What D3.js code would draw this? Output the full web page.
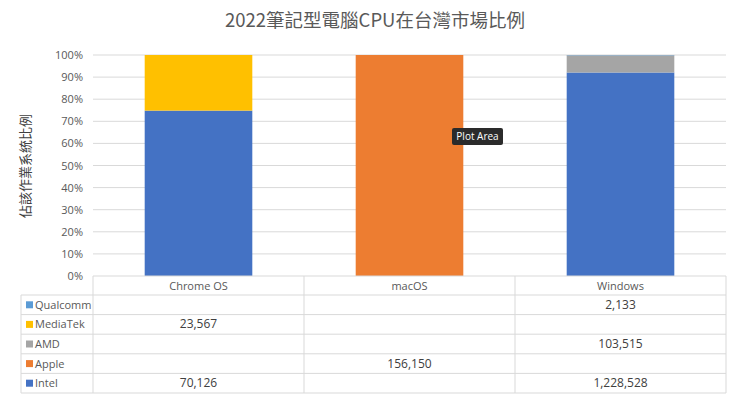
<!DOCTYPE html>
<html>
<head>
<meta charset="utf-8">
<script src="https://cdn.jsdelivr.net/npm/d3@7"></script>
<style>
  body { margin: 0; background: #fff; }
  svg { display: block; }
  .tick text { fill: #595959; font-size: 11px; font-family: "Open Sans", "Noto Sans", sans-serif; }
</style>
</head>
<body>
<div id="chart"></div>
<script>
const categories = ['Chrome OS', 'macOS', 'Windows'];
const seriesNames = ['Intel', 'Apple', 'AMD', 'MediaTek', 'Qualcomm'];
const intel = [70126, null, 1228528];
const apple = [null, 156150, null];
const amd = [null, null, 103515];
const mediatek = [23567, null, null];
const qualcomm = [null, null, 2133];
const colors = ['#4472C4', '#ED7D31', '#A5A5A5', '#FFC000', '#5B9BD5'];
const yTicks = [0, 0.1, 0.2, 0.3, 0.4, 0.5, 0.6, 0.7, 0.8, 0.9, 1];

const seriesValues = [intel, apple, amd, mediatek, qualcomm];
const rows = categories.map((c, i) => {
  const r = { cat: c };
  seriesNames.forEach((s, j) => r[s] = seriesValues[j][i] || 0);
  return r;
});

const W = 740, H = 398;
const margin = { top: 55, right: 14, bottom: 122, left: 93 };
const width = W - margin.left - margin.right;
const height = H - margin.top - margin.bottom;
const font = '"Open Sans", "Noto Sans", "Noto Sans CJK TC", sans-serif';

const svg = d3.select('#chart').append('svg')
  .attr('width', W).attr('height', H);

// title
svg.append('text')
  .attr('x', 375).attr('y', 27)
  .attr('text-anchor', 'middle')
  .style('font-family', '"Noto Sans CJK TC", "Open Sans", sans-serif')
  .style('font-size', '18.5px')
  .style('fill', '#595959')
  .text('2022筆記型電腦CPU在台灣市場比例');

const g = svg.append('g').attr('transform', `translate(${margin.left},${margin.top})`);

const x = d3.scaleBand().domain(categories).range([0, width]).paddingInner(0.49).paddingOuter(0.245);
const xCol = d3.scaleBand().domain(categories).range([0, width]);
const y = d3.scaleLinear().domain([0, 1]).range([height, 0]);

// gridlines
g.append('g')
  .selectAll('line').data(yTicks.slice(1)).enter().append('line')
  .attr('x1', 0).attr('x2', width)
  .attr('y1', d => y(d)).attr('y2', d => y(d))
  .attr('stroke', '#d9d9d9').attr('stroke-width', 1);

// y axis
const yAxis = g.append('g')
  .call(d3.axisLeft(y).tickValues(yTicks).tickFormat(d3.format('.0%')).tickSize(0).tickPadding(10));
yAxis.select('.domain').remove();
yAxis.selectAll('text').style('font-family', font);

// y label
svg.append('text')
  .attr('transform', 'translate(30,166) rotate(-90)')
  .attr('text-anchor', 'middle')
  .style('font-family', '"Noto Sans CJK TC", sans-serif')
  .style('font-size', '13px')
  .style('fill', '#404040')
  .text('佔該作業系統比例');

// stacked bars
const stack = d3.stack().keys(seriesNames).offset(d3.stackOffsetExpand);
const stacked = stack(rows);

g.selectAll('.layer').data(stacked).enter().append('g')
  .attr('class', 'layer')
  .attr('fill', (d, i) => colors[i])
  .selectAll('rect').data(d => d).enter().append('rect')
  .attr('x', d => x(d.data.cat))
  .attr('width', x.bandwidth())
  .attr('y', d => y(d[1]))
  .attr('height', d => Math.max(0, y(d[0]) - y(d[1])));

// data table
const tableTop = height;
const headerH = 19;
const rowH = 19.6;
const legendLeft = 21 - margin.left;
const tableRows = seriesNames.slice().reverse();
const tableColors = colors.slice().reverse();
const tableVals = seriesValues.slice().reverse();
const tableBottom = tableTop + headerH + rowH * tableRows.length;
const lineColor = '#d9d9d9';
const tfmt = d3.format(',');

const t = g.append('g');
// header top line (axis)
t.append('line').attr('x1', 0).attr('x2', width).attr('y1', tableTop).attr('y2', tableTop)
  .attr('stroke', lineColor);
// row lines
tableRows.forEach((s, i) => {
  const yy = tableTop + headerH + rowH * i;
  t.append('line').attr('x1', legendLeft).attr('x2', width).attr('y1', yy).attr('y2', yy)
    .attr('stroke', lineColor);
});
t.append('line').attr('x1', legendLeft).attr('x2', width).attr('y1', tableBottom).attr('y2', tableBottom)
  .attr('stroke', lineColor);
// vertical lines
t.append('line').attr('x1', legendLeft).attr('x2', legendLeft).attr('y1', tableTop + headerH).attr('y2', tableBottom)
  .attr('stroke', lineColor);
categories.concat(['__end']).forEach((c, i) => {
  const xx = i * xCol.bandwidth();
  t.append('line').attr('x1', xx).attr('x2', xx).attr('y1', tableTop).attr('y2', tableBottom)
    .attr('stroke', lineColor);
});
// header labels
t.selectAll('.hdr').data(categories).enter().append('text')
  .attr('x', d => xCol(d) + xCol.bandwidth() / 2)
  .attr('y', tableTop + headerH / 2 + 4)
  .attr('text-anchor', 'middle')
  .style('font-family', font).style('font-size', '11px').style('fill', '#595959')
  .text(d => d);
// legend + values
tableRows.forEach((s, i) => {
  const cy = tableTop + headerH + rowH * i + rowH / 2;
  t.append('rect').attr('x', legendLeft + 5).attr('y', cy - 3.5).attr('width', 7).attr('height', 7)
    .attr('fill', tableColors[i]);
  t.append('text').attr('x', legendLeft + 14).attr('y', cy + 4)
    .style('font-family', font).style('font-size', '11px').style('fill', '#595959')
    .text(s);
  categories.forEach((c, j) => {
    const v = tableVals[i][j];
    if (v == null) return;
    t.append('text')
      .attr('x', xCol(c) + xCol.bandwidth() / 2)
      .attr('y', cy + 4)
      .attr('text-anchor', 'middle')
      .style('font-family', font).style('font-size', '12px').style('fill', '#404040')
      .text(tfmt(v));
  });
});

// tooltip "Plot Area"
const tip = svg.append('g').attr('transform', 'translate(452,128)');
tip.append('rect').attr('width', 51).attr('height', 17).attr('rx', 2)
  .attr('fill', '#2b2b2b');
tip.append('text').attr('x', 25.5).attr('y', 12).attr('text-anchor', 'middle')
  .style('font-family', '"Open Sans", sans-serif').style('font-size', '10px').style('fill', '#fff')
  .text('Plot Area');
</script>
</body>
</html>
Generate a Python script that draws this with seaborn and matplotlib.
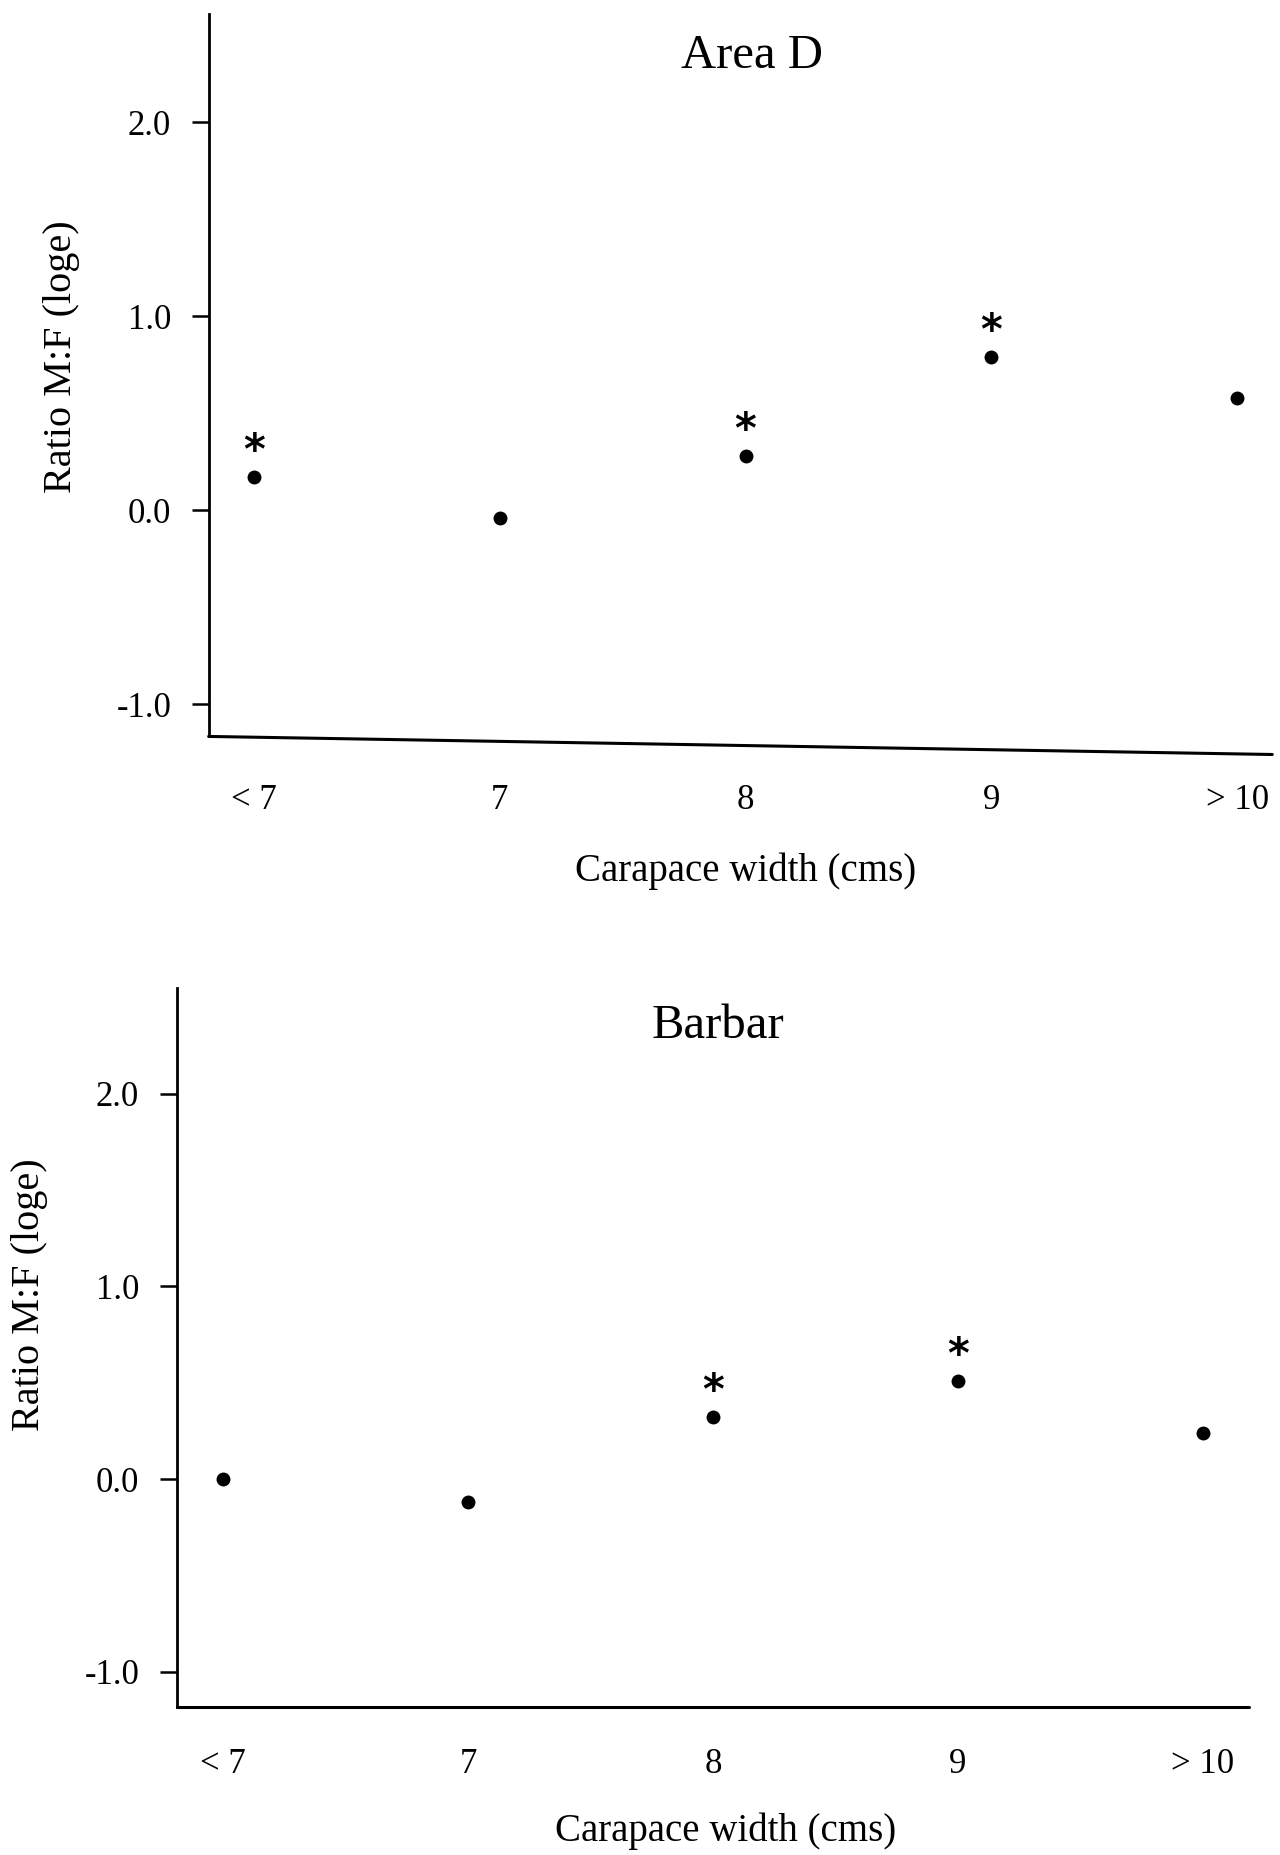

● DIRECTIONS FOR THIS TASK: Images do not belong in the copy; reproduce all other parts of the records above verbatim.

● RESULT BELOW:
What D3.js code would draw this? Output the full web page.
<!DOCTYPE html>
<html>
<head>
<meta charset="utf-8">
<script src="https://cdn.jsdelivr.net/npm/d3@7"></script>
<style>
  body { margin: 0; background: #fff; }
  svg { display: block; }
  .tick text { fill: #595959; font-size: 11px; font-family: "Open Sans", "Noto Sans", sans-serif; }
</style>
</head>
<body>
<div id="chart"></div>
<script>
const categories = ['Chrome OS', 'macOS', 'Windows'];
const seriesNames = ['Intel', 'Apple', 'AMD', 'MediaTek', 'Qualcomm'];
const intel = [70126, null, 1228528];
const apple = [null, 156150, null];
const amd = [null, null, 103515];
const mediatek = [23567, null, null];
const qualcomm = [null, null, 2133];
const colors = ['#4472C4', '#ED7D31', '#A5A5A5', '#FFC000', '#5B9BD5'];
const yTicks = [0, 0.1, 0.2, 0.3, 0.4, 0.5, 0.6, 0.7, 0.8, 0.9, 1];

const seriesValues = [intel, apple, amd, mediatek, qualcomm];
const rows = categories.map((c, i) => {
  const r = { cat: c };
  seriesNames.forEach((s, j) => r[s] = seriesValues[j][i] || 0);
  return r;
});

const W = 740, H = 398;
const margin = { top: 55, right: 14, bottom: 122, left: 93 };
const width = W - margin.left - margin.right;
const height = H - margin.top - margin.bottom;
const font = '"Open Sans", "Noto Sans", "Noto Sans CJK TC", sans-serif';

const svg = d3.select('#chart').append('svg')
  .attr('width', W).attr('height', H);

// title
svg.append('text')
  .attr('x', 375).attr('y', 27)
  .attr('text-anchor', 'middle')
  .style('font-family', '"Noto Sans CJK TC", "Open Sans", sans-serif')
  .style('font-size', '18.5px')
  .style('fill', '#595959')
  .text('2022筆記型電腦CPU在台灣市場比例');

const g = svg.append('g').attr('transform', `translate(${margin.left},${margin.top})`);

const x = d3.scaleBand().domain(categories).range([0, width]).paddingInner(0.49).paddingOuter(0.245);
const xCol = d3.scaleBand().domain(categories).range([0, width]);
const y = d3.scaleLinear().domain([0, 1]).range([height, 0]);

// gridlines
g.append('g')
  .selectAll('line').data(yTicks.slice(1)).enter().append('line')
  .attr('x1', 0).attr('x2', width)
  .attr('y1', d => y(d)).attr('y2', d => y(d))
  .attr('stroke', '#d9d9d9').attr('stroke-width', 1);

// y axis
const yAxis = g.append('g')
  .call(d3.axisLeft(y).tickValues(yTicks).tickFormat(d3.format('.0%')).tickSize(0).tickPadding(10));
yAxis.select('.domain').remove();
yAxis.selectAll('text').style('font-family', font);

// y label
svg.append('text')
  .attr('transform', 'translate(30,166) rotate(-90)')
  .attr('text-anchor', 'middle')
  .style('font-family', '"Noto Sans CJK TC", sans-serif')
  .style('font-size', '13px')
  .style('fill', '#404040')
  .text('佔該作業系統比例');

// stacked bars
const stack = d3.stack().keys(seriesNames).offset(d3.stackOffsetExpand);
const stacked = stack(rows);

g.selectAll('.layer').data(stacked).enter().append('g')
  .attr('class', 'layer')
  .attr('fill', (d, i) => colors[i])
  .selectAll('rect').data(d => d).enter().append('rect')
  .attr('x', d => x(d.data.cat))
  .attr('width', x.bandwidth())
  .attr('y', d => y(d[1]))
  .attr('height', d => Math.max(0, y(d[0]) - y(d[1])));

// data table
const tableTop = height;
const headerH = 19;
const rowH = 19.6;
const legendLeft = 21 - margin.left;
const tableRows = seriesNames.slice().reverse();
const tableColors = colors.slice().reverse();
const tableVals = seriesValues.slice().reverse();
const tableBottom = tableTop + headerH + rowH * tableRows.length;
const lineColor = '#d9d9d9';
const tfmt = d3.format(',');

const t = g.append('g');
// header top line (axis)
t.append('line').attr('x1', 0).attr('x2', width).attr('y1', tableTop).attr('y2', tableTop)
  .attr('stroke', lineColor);
// row lines
tableRows.forEach((s, i) => {
  const yy = tableTop + headerH + rowH * i;
  t.append('line').attr('x1', legendLeft).attr('x2', width).attr('y1', yy).attr('y2', yy)
    .attr('stroke', lineColor);
});
t.append('line').attr('x1', legendLeft).attr('x2', width).attr('y1', tableBottom).attr('y2', tableBottom)
  .attr('stroke', lineColor);
// vertical lines
t.append('line').attr('x1', legendLeft).attr('x2', legendLeft).attr('y1', tableTop + headerH).attr('y2', tableBottom)
  .attr('stroke', lineColor);
categories.concat(['__end']).forEach((c, i) => {
  const xx = i * xCol.bandwidth();
  t.append('line').attr('x1', xx).attr('x2', xx).attr('y1', tableTop).attr('y2', tableBottom)
    .attr('stroke', lineColor);
});
// header labels
t.selectAll('.hdr').data(categories).enter().append('text')
  .attr('x', d => xCol(d) + xCol.bandwidth() / 2)
  .attr('y', tableTop + headerH / 2 + 4)
  .attr('text-anchor', 'middle')
  .style('font-family', font).style('font-size', '11px').style('fill', '#595959')
  .text(d => d);
// legend + values
tableRows.forEach((s, i) => {
  const cy = tableTop + headerH + rowH * i + rowH / 2;
  t.append('rect').attr('x', legendLeft + 5).attr('y', cy - 3.5).attr('width', 7).attr('height', 7)
    .attr('fill', tableColors[i]);
  t.append('text').attr('x', legendLeft + 14).attr('y', cy + 4)
    .style('font-family', font).style('font-size', '11px').style('fill', '#595959')
    .text(s);
  categories.forEach((c, j) => {
    const v = tableVals[i][j];
    if (v == null) return;
    t.append('text')
      .attr('x', xCol(c) + xCol.bandwidth() / 2)
      .attr('y', cy + 4)
      .attr('text-anchor', 'middle')
      .style('font-family', font).style('font-size', '12px').style('fill', '#404040')
      .text(tfmt(v));
  });
});

// tooltip "Plot Area"
const tip = svg.append('g').attr('transform', 'translate(452,128)');
tip.append('rect').attr('width', 51).attr('height', 17).attr('rx', 2)
  .attr('fill', '#2b2b2b');
tip.append('text').attr('x', 25.5).attr('y', 12).attr('text-anchor', 'middle')
  .style('font-family', '"Open Sans", sans-serif').style('font-size', '10px').style('fill', '#fff')
  .text('Plot Area');
</script>
</body>
</html>
Generate a Python script that draws this with seaborn and matplotlib.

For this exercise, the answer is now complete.